According to various NGO's the Netherlands "can be seen as an intermediary tax haven for foreign corporations". In February 2013, the Dutch House of Representatives accepted a motion calling on cabinet members to "reject, and where possible in discussions to insist on not mentioning" the qualification of the country as a tax haven; the motion was drafted by MP Roland van Vliet, a former tax advisor with Ernst & Young.
Economist Ewald Engelen estimated that at the time of the motion, the state earned some €1.5 billion in tax from €12 trillion being transferred through the country annually.

As of 2013, the country harbors holding companies for various multinationals, participates in more than a hundred bilateral tax treaties, and the various exemptions facilitate tax avoidance by corporations. A notable example is most of the holdings of the Agnelli family which are incorporated there.

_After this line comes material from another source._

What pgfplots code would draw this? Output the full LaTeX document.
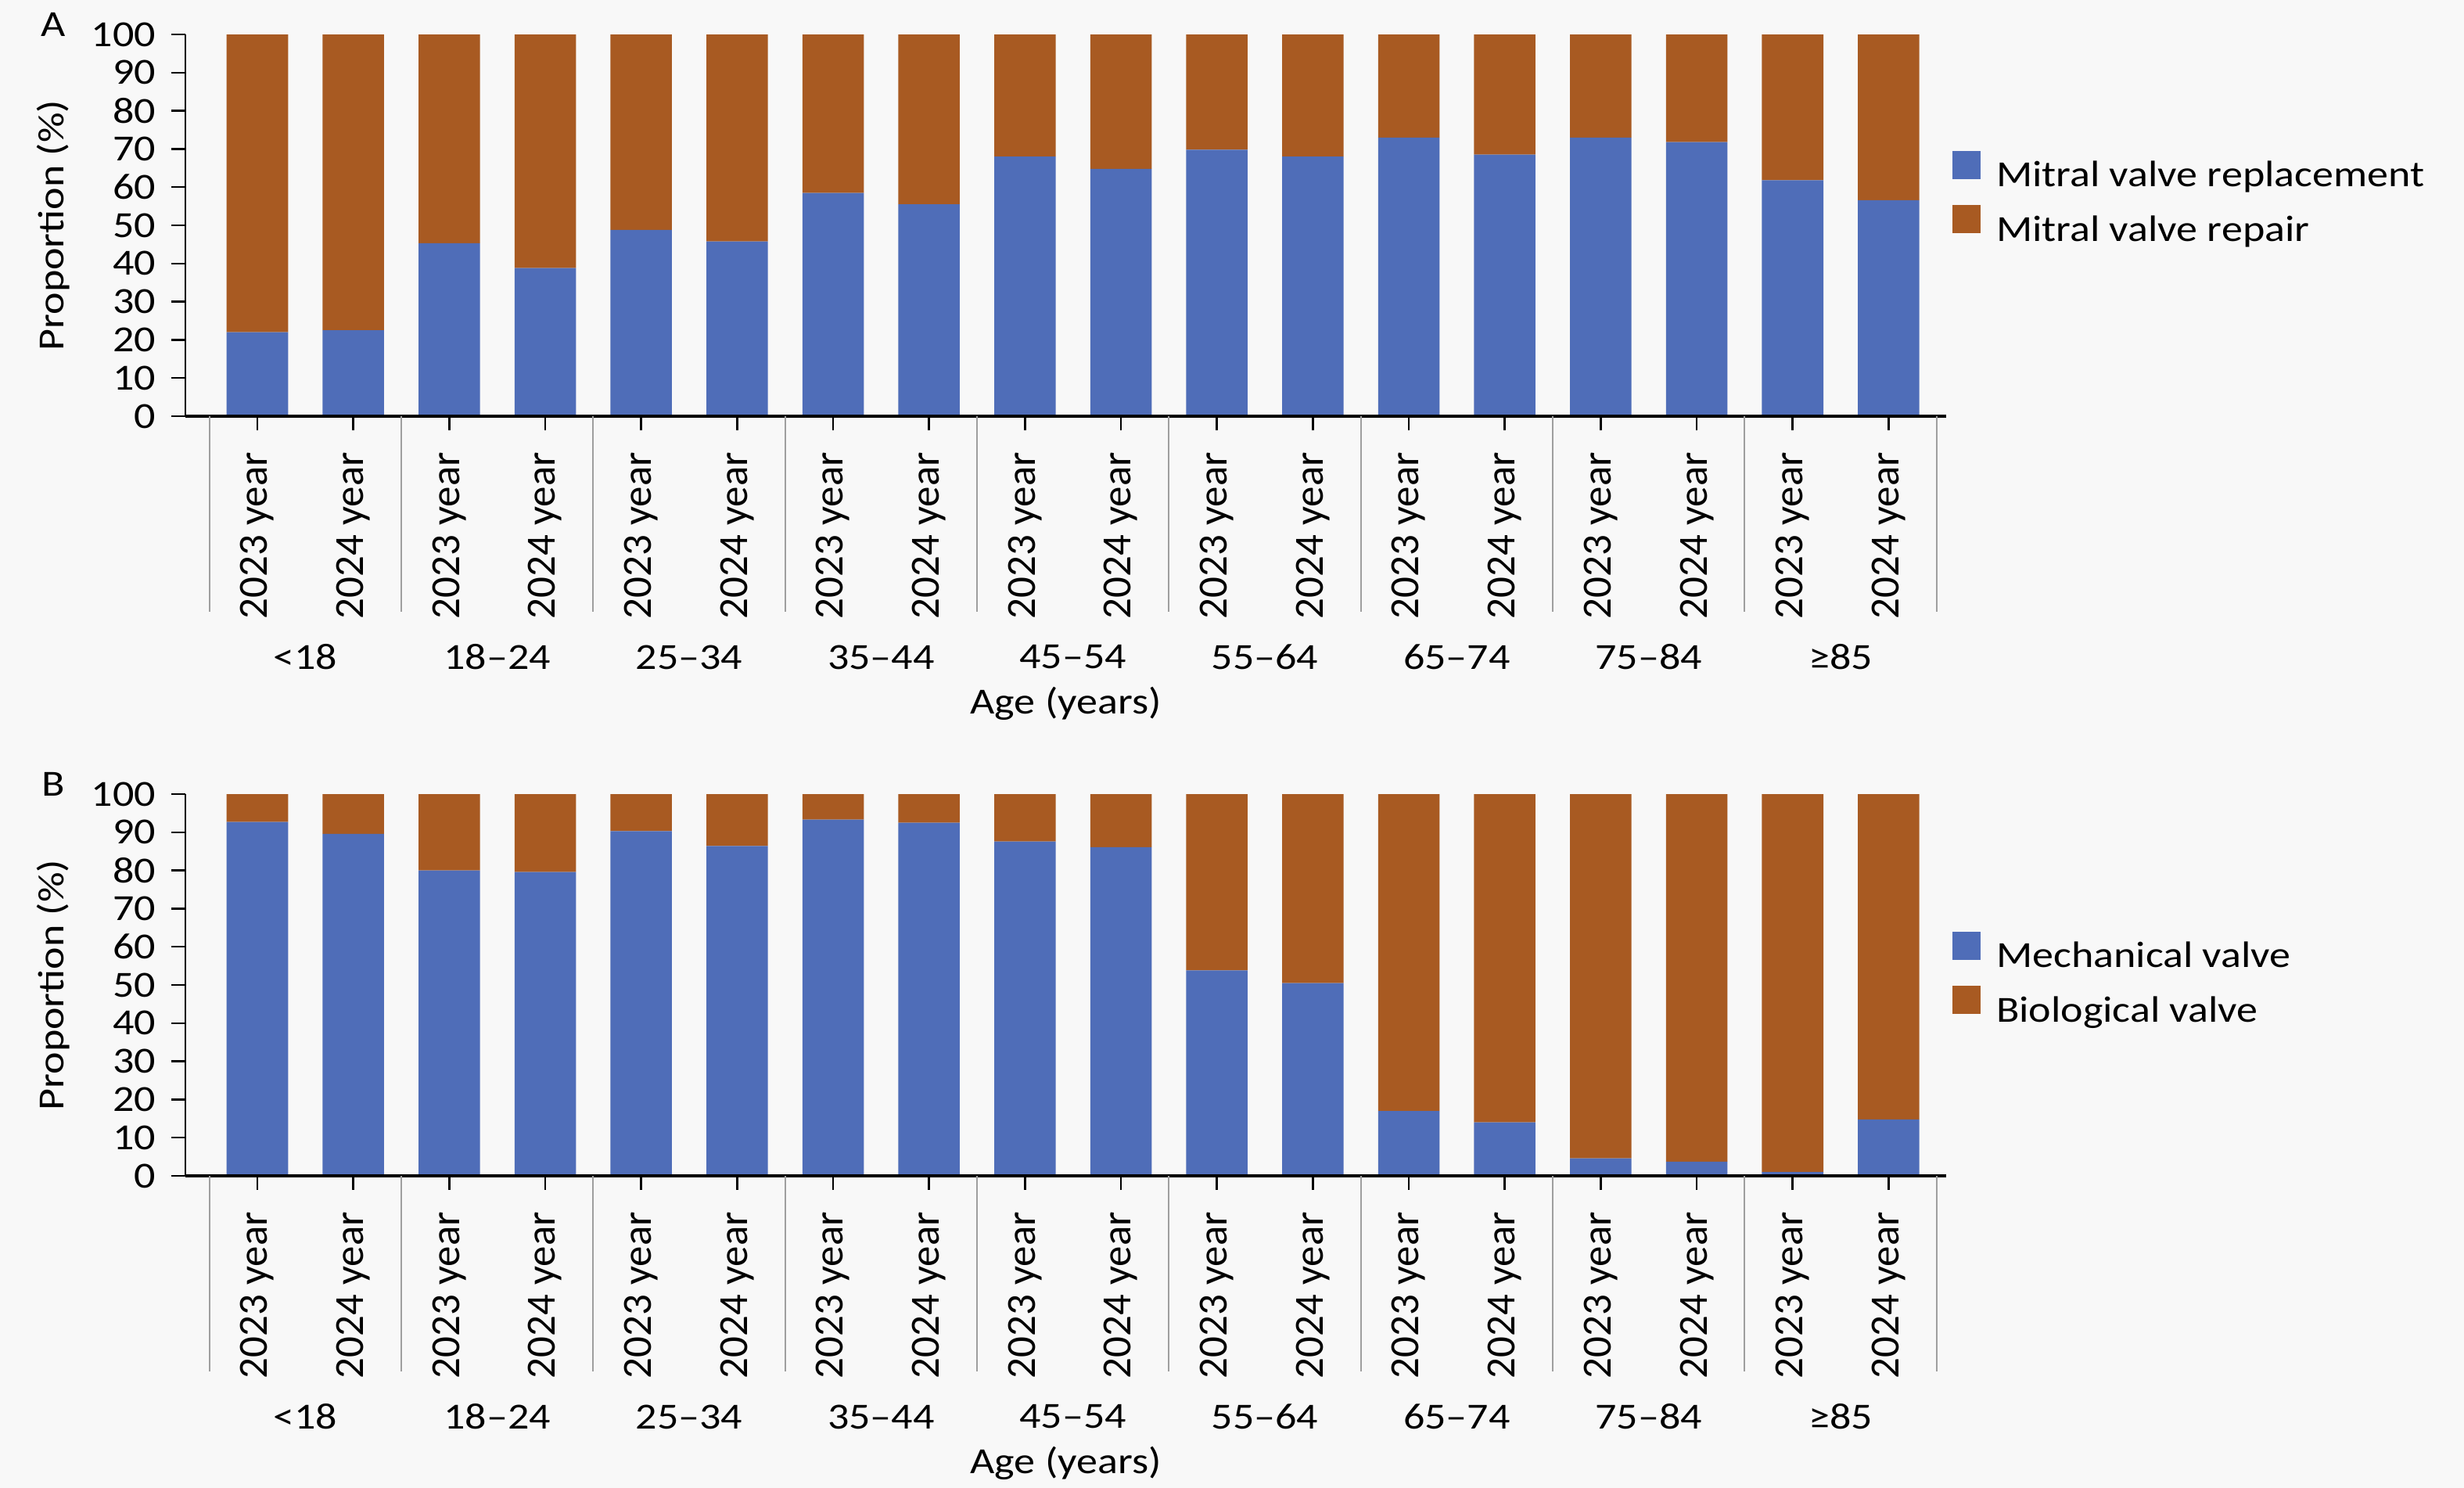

In June 2014 the EU initiated a new investigation relating to the Dutch corporate taxes as part of a State aid (European Union) case by the Directorate General for Competition. The case was specific to Starbucks.
The investigation ended in October 2015, with the EC ordering Starbucks to pay up to €30 million in overdue taxes. The EC exposed in its decision a legal structure commonly used by companies established in the Netherlands to avoid corporate taxation, the so called Dutch BV-CV structure.
In 2017, the EU initiated another State aid (European Union) investigation into a special deal on corporate taxation between the Dutch public administration and IKEA.

National and foreign companies known to have special agreements with the Dutch tax service include Starbucks, Microsoft and PostNL. A 2015 FOI request by de Volkskrant to unearth the agreements failed, because these secret agreements are not centrally administered by the Tax and Customs Administration; with even the House of Representatives not having access to them.